For Jews in every corner of the world, the Holy Land has always been central. But that conviction was put to the test in the eighteenth century when Jewish leaders in Palestine and their allies in Istanbul sent rabbinic emissaries on global fundraising missions. From the shores of the Mediterranean to the port cities of the Atlantic seaboard, from the Caribbean to India, these emmissaries solicited donations for the impoverished of Israel's homeland.
Emissaries from the Holy Land explores how this eighteenth century philanthropic network was organized and how relations of trust and solidarity were built across vast geographic differences.
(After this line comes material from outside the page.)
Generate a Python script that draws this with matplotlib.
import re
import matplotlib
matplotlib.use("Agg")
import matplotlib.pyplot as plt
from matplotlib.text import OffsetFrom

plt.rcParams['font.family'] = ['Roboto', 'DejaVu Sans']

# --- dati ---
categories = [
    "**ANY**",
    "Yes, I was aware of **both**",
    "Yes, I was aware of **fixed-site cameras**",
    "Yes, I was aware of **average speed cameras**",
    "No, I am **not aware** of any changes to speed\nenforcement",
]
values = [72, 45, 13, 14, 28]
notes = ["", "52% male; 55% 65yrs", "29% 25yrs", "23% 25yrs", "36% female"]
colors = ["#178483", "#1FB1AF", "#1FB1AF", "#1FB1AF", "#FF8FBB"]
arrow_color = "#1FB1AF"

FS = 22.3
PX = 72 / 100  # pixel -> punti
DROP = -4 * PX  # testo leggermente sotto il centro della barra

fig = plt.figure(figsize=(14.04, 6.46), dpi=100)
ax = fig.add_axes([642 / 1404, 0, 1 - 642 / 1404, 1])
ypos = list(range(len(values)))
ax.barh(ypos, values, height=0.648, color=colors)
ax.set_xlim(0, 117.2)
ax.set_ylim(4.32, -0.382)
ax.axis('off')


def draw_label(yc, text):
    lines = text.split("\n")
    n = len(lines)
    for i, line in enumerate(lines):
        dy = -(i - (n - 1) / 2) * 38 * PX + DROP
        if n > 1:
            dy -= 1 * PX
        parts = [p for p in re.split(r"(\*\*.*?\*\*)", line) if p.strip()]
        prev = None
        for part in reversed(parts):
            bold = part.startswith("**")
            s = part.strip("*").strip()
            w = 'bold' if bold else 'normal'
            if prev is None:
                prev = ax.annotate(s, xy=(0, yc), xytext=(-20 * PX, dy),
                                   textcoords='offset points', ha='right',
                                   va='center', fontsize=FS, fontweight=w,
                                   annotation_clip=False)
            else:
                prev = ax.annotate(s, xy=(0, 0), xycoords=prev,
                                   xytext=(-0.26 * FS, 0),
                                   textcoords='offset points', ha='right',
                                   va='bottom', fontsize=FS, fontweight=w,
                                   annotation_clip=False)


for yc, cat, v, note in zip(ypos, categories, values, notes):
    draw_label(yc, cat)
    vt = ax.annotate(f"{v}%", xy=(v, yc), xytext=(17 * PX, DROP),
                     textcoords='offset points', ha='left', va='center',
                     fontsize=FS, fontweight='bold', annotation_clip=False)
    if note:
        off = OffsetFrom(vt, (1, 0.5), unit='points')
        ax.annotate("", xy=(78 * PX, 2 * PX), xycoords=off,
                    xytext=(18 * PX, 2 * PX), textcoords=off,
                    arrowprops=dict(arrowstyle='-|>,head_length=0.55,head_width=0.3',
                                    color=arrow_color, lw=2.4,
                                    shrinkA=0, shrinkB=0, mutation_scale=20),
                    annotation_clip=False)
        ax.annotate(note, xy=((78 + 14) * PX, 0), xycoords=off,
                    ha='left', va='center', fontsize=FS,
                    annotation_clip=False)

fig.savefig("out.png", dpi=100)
It looks at how the emissaries and their supporters understood the relationship between the Jewish Diaspora and the Land of Israel, and it shows how cross-cultural encounters and competing claims for financial support involving Sephardic, Ashkenazi, and North African emissaries and communities contributed to the transformation of Jewish identity from 1720 to 1820.
Solidarity among Jews and the centrality of the Holy Land in traditional Jewish society are often taken for granted. Lehmann challenges such assumptions and provides a critical, historical perspective on the question of how Jews in the early modern period encountered one another, how they related to Jerusalem and the land of Israel, and how the early modern period changed perceptions of Jewish unity and solidarity. Based on original archival research as well as multiple little-known and rarely studied sources, Emissaries from the Holy Land offers a fresh perspective on early modern Jewish society and culture and the relationship between the Jewish Diaspora and Palestine in the eighteenth century.
About the author
Matthias Lehmann is Associate Professor of History and Teller Family Chair in Jewish History at the University of California, Irvine and the author of Ladino Rabbinic Literature and Ottoman Sephardic Culture.
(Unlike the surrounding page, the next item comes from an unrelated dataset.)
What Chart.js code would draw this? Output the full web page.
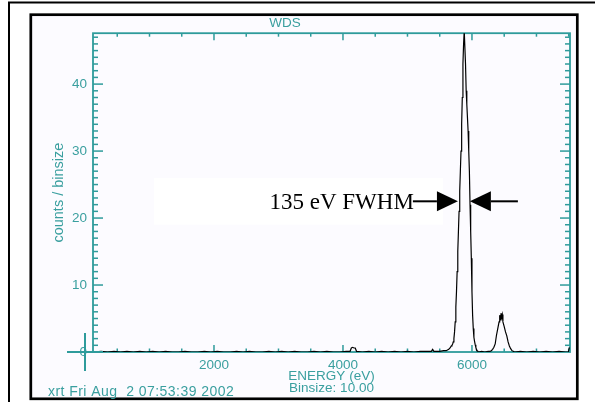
<!DOCTYPE html>
<html>
<head>
<meta charset="utf-8">
<script src="https://cdn.jsdelivr.net/npm/chart.js@4"></script>
<style>
  html, body { margin: 0; padding: 0; background: #fff; }
  canvas { display: block; }
</style>
</head>
<body>
<canvas id="wds" width="595" height="402"></canvas>
<script>
// energy (eV) / counts per bin
const lowBaseline = [
  [130, 0], [250, 0.1], [350, 0], [450, 0.1], [550, 0], [650, 0.1], [750, 0], [850, 0.1],
  [950, 0], [1050, 0.1], [1150, 0], [1250, 0.1], [1350, 0], [1450, 0], [1550, 0.1], [1650, 0],
  [1750, 0], [1850, 0.1], [1950, 0], [2050, 0.1], [2150, 0], [2250, 0], [2350, 0.1], [2450, 0],
  [2550, 0.1], [2650, 0], [2750, 0], [2850, 0.1], [2950, 0], [3050, 0.1], [3150, 0], [3250, 0.1],
  [3350, 0], [3450, 0], [3550, 0.1], [3650, 0], [3750, 0.1], [3850, 0], [3950, 0], [4050, 0.1],
  [4110, 0.1], [4130, 0.6], [4150, 0.7], [4170, 0.6], [4190, 0.6], [4210, 0.1], [4300, 0],
  [4400, 0.1], [4500, 0], [4600, 0.1], [4700, 0], [4800, 0.1], [4900, 0], [5000, 0.1],
  [5100, 0], [5200, 0.1], [5300, 0.1], [5370, 0.1], [5390, 0.4], [5410, 0.1], [5500, 0.1]
];
const kAlpha = [
  [5560, 0.2], [5580, 0.2], [5600, 0.2], [5620, 0.3], [5640, 0.4], [5660, 0.6], [5680, 0.9],
  [5690, 1.0], [5700, 1.2], [5710, 1.5], [5720, 2.0], [5730, 3.0], [5740, 4.5], [5750, 6.7],
  [5760, 9.0], [5770, 12.0], [5780, 15.0], [5790, 18.0], [5800, 21.0], [5810, 24.0],
  [5820, 27.0], [5830, 30.0], [5840, 34.0], [5850, 38.0], [5860, 43.0], [5870, 46.0],
  [5880, 48.0], [5890, 48.0], [5900, 43.0], [5910, 39.0], [5920, 37.0], [5930, 35.0],
  [5940, 33.0], [5950, 30.0], [5960, 27.0], [5970, 22.0], [5980, 18.0], [5990, 14.0],
  [6000, 9.0], [6010, 5.5], [6020, 3.5], [6030, 2.2], [6040, 1.6], [6050, 1.1], [6060, 0.7],
  [6070, 0.4], [6080, 0.2], [6090, 0.1], [6100, 0], [6150, 0.1], [6200, 0], [6250, 0.1]
];
const kBeta = [
  [6280, 0.1], [6300, 0.2], [6320, 0.4], [6340, 0.7], [6360, 1.2], [6380, 2.5], [6400, 3.5],
  [6420, 4.5], [6430, 5.5], [6440, 4.8], [6450, 5.8], [6460, 5.2], [6470, 5.6], [6480, 4.5],
  [6500, 3.8], [6520, 3.0], [6540, 2.4], [6560, 1.5], [6580, 0.9], [6600, 0.5], [6620, 0.2],
  [6640, 0.1], [6660, 0]
];
const highBaseline = [
  [6750, 0.1], [6850, 0], [6950, 0.1], [7050, 0], [7150, 0.1], [7250, 0], [7350, 0.1],
  [7450, 0], [7495, 0], [7510, 0.7]
];

const xTickValues = [2000, 4000, 6000];
const yTickValues = [0, 10, 20, 30, 40];

// FWHM annotation, in data units
const fwhmLabel = '135 eV FWHM';
const fwhmY = 22.5;
const fwhmLeft = [5084, 5782];   // tail, tip
const fwhmRight = [6712, 5968];  // tail, tip
const labelBox = { x0: 1070, x1: 5549, y0: 19.0, y1: 26.0 };

const teal = '#2e9b9b';
const tealText = '#3a9f9f';
const sans = 'Liberation Sans, Arial, sans-serif';

const spectrum = lowBaseline.concat(kAlpha, kBeta, highBaseline).map(([x, y]) => ({ x, y }));

function line(ctx, x1, y1, x2, y2) {
  ctx.beginPath();
  ctx.moveTo(x1, y1);
  ctx.lineTo(x2, y2);
  ctx.stroke();
}

function arrow(ctx, xTail, xTip, y) {
  const dir = xTip > xTail ? 1 : -1;
  const base = xTip - dir * 21;
  ctx.lineWidth = 2;
  line(ctx, xTail, y, base, y);
  ctx.beginPath();
  ctx.moveTo(xTip, y);
  ctx.lineTo(base, y - 10);
  ctx.lineTo(base, y + 10);
  ctx.closePath();
  ctx.fill();
}

const idlFrame = {
  id: 'idlFrame',
  beforeDraw(chart) {
    const ctx = chart.ctx;
    ctx.save();
    ctx.fillStyle = '#fff';
    ctx.fillRect(0, 0, chart.width, chart.height);
    ctx.fillStyle = '#fcfbff';
    ctx.fillRect(30.8, 14.7, 546.5, 384.1);
    ctx.strokeStyle = '#000';
    ctx.lineWidth = 2;
    ctx.strokeRect(9, 2.5, 620, 420);
    ctx.lineWidth = 2.7;
    ctx.strokeRect(30.8, 14.7, 546.5, 384.1);
    ctx.restore();
  },
  beforeDatasetsDraw(chart) {
    const ctx = chart.ctx, xs = chart.scales.x, ys = chart.scales.y, a = chart.chartArea;
    ctx.save();
    // white box behind label
    ctx.fillStyle = '#fff';
    const bx0 = xs.getPixelForValue(labelBox.x0), bx1 = xs.getPixelForValue(labelBox.x1);
    const by0 = ys.getPixelForValue(labelBox.y1), by1 = ys.getPixelForValue(labelBox.y0);
    ctx.fillRect(bx0, by0, bx1 - bx0, by1 - by0);

    // axis box and inward ticks
    ctx.strokeStyle = teal;
    ctx.lineWidth = 1.8;
    ctx.strokeRect(a.left, a.top, a.right - a.left, a.bottom - a.top);
    ctx.lineWidth = 1.5;
    for (let v = 500; v <= 7500; v += 500) {
      const px = xs.getPixelForValue(v);
      const len = xTickValues.includes(v) ? 7 : 3.5;
      line(ctx, px, a.bottom, px, a.bottom - len);
      line(ctx, px, a.top, px, a.top + len);
    }
    for (let v = 1; v <= 47; v++) {
      const py = ys.getPixelForValue(v);
      const len = yTickValues.includes(v) ? 10 : 5;
      line(ctx, a.left, py, a.left + len, py);
      line(ctx, a.right, py, a.right - len, py);
    }
    ctx.restore();
  },
  afterDatasetsDraw(chart) {
    const ctx = chart.ctx, xs = chart.scales.x, ys = chart.scales.y;
    ctx.save();
    // cursor cross at (0, 0)
    const cx = xs.getPixelForValue(0), cy = ys.getPixelForValue(0);
    ctx.strokeStyle = teal;
    ctx.lineWidth = 2;
    line(ctx, cx, cy - 19, cx, cy + 19);
    line(ctx, cx - 18, cy, cx + 18, cy);

    // FWHM arrows and label
    const ay = ys.getPixelForValue(fwhmY);
    ctx.strokeStyle = '#000';
    ctx.fillStyle = '#000';
    arrow(ctx, xs.getPixelForValue(fwhmLeft[0]), xs.getPixelForValue(fwhmLeft[1]), ay);
    arrow(ctx, xs.getPixelForValue(fwhmRight[0]), xs.getPixelForValue(fwhmRight[1]), ay);
    ctx.font = '23px "Liberation Serif", "Times New Roman", serif';
    ctx.textAlign = 'right';
    ctx.textBaseline = 'alphabetic';
    ctx.fillText(fwhmLabel, xs.getPixelForValue(fwhmLeft[0]) + 1, ay + 8);

    // plot stamp
    ctx.fillStyle = tealText;
    ctx.font = '14px ' + sans;
    ctx.letterSpacing = '0.45px';
    ctx.textAlign = 'left';
    ctx.textBaseline = 'middle';
    ctx.fillText('xrt Fri Aug  2 07:53:39 2002', 48, 392);
    ctx.restore();
  }
};

const ctx = document.getElementById('wds').getContext('2d');
new Chart(ctx, {
  type: 'line',
  data: {
    datasets: [{
      data: spectrum,
      borderColor: '#000',
      borderWidth: 1.2,
      pointRadius: 0,
      tension: 0,
      fill: false
    }]
  },
  options: {
    responsive: false,
    animation: false,
    layout: { padding: { top: 0, right: 25, bottom: 0, left: 0 } },
    plugins: {
      legend: { display: false },
      tooltip: { enabled: false },
      title: {
        display: true,
        text: 'WDS',
        color: tealText,
        font: { family: sans, size: 13.5, weight: 'normal' },
        padding: { top: 15, bottom: 2 }
      }
    },
    scales: {
      x: {
        type: 'linear',
        min: 124,
        max: 7520,
        afterBuildTicks: s => { s.ticks = xTickValues.map(v => ({ value: v })); },
        afterFit: s => { s.height = 50; },
        grid: { display: false, tickLength: 0 },
        border: { display: false },
        ticks: {
          color: tealText,
          font: { family: sans, size: 13.5 },
          padding: 5,
          maxRotation: 0,
          autoSkip: false,
          callback: v => String(v)
        },
        title: {
          display: true,
          text: ['ENERGY (eV)', 'Binsize: 10.00'],
          color: tealText,
          font: { family: sans, size: 13.5, lineHeight: '12px' },
          padding: { top: 0, bottom: 8 }
        }
      },
      y: {
        type: 'linear',
        min: 0,
        max: 47.6,
        afterBuildTicks: s => { s.ticks = yTickValues.map(v => ({ value: v })); },
        afterFit: s => { s.width = 93; },
        grid: { display: false, tickLength: 0 },
        border: { display: false },
        ticks: {
          color: tealText,
          font: { family: sans, size: 13.5 },
          padding: 6,
          autoSkip: false,
          callback: v => String(v)
        },
        title: {
          display: true,
          text: 'counts / binsize',
          color: tealText,
          font: { family: sans, size: 14.5 },
          padding: { top: 50, bottom: 0 }
        }
      }
    }
  },
  plugins: [idlFrame]
});
</script>
</body>
</html>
"In this probing and timely study, Lehmann brings to life the effects of early modern globalization on the construction of differences and solidarities across the Jewish diaspora. It is a history rich in paradoxes and consequences for how we think about the ties between the diaspora and modern-day Israel."
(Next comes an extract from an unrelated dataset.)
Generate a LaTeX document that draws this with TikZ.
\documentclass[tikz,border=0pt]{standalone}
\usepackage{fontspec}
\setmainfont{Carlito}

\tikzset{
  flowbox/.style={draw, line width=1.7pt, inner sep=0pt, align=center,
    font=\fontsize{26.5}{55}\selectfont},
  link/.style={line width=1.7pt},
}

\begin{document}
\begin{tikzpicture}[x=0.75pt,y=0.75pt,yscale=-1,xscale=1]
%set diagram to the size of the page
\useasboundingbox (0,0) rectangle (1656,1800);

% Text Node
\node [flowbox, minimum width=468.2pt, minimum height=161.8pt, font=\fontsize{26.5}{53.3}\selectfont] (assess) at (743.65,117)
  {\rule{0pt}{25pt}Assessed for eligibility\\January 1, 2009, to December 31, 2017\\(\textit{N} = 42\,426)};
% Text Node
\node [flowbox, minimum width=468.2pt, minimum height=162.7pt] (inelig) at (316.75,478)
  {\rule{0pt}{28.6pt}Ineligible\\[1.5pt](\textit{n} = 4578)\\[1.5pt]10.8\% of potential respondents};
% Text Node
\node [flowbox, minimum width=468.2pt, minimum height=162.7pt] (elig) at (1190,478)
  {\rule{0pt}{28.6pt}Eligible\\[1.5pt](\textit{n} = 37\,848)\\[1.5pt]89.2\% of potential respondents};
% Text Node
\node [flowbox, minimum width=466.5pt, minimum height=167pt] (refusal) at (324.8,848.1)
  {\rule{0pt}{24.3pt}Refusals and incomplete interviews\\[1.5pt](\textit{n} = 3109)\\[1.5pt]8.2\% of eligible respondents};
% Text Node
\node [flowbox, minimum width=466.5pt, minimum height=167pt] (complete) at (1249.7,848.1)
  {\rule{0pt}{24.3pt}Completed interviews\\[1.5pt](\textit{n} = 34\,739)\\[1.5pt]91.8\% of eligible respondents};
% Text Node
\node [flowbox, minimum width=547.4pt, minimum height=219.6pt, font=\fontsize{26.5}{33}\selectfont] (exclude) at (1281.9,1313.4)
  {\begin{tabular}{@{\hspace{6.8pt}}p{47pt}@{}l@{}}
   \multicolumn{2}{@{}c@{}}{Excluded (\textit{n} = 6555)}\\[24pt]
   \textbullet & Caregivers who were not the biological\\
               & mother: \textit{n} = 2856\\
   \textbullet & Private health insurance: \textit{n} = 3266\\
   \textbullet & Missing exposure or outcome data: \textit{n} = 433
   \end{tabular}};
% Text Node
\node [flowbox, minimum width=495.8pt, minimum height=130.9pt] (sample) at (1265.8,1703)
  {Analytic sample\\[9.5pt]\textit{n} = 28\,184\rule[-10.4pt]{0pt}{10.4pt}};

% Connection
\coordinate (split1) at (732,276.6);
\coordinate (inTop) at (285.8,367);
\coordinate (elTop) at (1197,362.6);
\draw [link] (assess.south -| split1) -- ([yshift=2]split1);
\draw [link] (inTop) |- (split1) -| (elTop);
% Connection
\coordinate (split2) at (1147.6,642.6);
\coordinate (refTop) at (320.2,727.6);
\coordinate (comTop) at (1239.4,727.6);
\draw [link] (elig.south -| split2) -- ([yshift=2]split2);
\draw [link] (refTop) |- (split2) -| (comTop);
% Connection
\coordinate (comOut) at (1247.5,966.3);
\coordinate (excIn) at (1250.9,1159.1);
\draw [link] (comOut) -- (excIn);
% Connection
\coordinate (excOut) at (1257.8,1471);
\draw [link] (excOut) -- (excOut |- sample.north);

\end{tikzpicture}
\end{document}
—Francesca Trivellato, author of The Familiarity of Strangers: The Sephardic Diaspora, Livorno, and Cross-Cultural Trade in the Early Modern Period (2009)
"...Emissaries from the Holy Land is a landmark, the kind of book that will be a point of reference for a long time to come. Lehmann's exploration of Jewish unity and fractiousness through the lens of the emissaries strikes me as a signal contribution to our thought on the emergence of the 'modern' Jewish world."
—Matt Goldish, Jewish History
"Although growing fast, Sephardic and Ottoman studies are still underappreciated fields in Jewish studies in particular and global historical studies in general. Matthias B. Lehmann's well-researched and well-argued [book] is a massive contribution to these growing fieldsit is a perfect example of interconnected and transnational history...This well-written and well-edited text, together with the author's previous scholarship on the Ottoman Jewry, can profitably be read by both scholars and laymen who have a genuine interest in Jewish, Ottoman, and European intellectual and social history."
—Cengiz Sisman, American Historical Review
"Lehmann's book offers the first definitive account of one of early modern Judaism's most important institutions. He offers insights to a number of questions that are garnering increasing attention in the field, including encounters among Jews from different ethnicities; the layers of religious, ethnic, cultural, and geographic identity among premodern Jews; and the ways in which Jews were connected to one another across political boundaries—both in practice and in their imaginaries. It is a book I believe will remain essential reading for early modern and modern Jewish historians of Europe and the Middle East for a long time to come."
—Jessica Marglin, H-Judaic
"Lehmann's international perspective on the Palestine enterprise [of Jewish philanthropy] is radically innovative, for although the emissaries have been the subject of modern historiography, previous studies have focused on the history of Jewish settlement in Palestine, rather than on the significance of the emissaries and the fundraising campaign for world Jewry."
—David Malkiel, AJS Review
"Lehmann skillfully utilizes a rich varied body of primary sources to create his finely grained analysis. [He] tells his story of institutional development and change well. While his analysis is replete with local information, he sees beyond the welter of details so suggest connections among local Jewish communities and global institutional forces of change."